__What to do__. Count each line below that has "React" anywhere in it. Answer with the total alone.

__Data section__.
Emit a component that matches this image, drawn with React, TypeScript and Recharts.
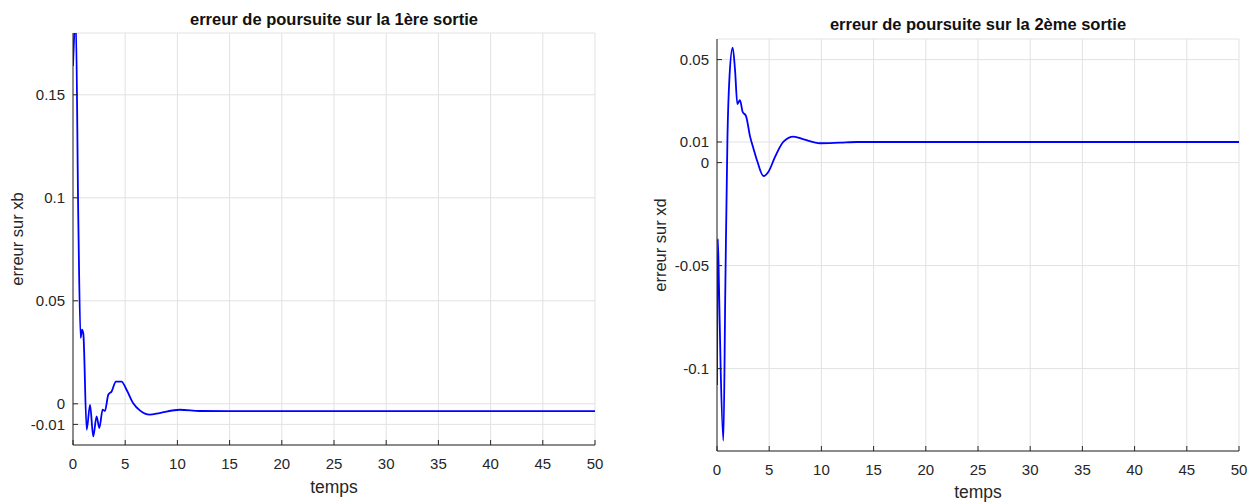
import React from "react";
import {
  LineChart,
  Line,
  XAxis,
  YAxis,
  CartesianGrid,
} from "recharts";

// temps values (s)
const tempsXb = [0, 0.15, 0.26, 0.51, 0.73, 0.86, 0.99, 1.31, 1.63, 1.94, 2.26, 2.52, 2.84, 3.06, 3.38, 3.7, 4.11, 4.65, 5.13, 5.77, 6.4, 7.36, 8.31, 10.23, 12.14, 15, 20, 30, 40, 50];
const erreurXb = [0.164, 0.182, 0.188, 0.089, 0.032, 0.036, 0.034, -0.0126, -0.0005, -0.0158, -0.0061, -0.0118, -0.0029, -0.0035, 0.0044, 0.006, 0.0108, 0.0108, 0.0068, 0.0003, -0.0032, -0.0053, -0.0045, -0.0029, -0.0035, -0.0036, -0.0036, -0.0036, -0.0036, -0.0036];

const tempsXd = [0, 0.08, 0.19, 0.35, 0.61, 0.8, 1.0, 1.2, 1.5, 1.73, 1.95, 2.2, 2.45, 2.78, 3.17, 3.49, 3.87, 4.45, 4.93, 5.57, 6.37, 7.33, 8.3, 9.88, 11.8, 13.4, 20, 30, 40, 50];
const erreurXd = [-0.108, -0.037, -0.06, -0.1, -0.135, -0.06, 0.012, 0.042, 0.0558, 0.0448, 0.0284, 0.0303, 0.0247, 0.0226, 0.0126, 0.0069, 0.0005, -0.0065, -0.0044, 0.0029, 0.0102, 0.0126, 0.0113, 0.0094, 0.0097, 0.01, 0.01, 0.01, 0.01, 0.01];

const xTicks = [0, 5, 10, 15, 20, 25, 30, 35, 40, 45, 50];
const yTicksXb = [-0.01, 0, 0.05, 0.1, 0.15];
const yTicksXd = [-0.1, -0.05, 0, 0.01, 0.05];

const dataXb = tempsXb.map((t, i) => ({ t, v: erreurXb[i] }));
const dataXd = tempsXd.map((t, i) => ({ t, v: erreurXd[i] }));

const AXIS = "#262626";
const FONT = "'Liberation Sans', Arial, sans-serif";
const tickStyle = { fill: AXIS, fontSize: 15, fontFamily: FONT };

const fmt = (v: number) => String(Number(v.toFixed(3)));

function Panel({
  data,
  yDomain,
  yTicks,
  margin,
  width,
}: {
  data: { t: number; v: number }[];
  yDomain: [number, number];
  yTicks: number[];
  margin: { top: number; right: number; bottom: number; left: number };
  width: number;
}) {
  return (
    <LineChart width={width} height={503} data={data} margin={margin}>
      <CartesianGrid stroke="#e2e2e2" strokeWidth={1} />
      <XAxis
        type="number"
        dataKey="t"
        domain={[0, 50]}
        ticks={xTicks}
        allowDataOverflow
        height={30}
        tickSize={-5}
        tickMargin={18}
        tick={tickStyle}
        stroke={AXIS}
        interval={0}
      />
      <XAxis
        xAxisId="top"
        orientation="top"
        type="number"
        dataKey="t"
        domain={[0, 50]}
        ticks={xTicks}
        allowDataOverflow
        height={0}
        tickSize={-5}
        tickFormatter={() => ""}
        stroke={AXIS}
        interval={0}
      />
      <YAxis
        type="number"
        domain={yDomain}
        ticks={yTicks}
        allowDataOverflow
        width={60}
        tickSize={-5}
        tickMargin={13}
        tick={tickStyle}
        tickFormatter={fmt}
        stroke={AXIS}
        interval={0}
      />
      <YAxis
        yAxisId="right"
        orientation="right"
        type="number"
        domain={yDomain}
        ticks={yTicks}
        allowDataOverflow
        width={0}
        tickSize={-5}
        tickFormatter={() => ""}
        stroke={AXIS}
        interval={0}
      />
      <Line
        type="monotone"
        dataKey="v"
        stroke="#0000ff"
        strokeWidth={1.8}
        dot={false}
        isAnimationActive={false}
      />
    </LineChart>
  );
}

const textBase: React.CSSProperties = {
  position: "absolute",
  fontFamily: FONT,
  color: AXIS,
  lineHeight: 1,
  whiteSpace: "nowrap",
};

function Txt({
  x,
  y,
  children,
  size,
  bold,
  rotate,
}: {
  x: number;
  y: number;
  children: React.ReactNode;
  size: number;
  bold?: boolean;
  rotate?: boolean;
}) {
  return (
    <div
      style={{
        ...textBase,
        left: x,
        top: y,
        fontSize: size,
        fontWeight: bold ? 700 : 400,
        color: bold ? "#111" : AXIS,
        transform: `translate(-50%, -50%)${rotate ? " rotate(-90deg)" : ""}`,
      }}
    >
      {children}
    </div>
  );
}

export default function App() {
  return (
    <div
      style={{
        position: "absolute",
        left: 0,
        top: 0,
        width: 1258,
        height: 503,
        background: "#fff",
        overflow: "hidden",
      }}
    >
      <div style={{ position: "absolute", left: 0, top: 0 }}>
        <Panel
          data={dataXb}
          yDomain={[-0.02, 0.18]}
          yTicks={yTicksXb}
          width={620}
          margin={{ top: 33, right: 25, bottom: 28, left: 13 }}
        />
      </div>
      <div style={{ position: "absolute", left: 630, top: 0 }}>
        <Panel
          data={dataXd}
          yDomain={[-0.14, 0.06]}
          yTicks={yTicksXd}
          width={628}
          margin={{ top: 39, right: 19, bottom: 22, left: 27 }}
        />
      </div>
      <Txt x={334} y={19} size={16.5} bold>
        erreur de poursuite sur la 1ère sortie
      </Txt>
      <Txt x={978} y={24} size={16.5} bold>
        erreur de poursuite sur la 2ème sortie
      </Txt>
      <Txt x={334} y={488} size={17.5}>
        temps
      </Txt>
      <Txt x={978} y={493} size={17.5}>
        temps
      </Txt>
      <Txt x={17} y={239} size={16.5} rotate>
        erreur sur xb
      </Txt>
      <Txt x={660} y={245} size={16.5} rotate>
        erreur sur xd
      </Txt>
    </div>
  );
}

__Answer to this exercise__. 4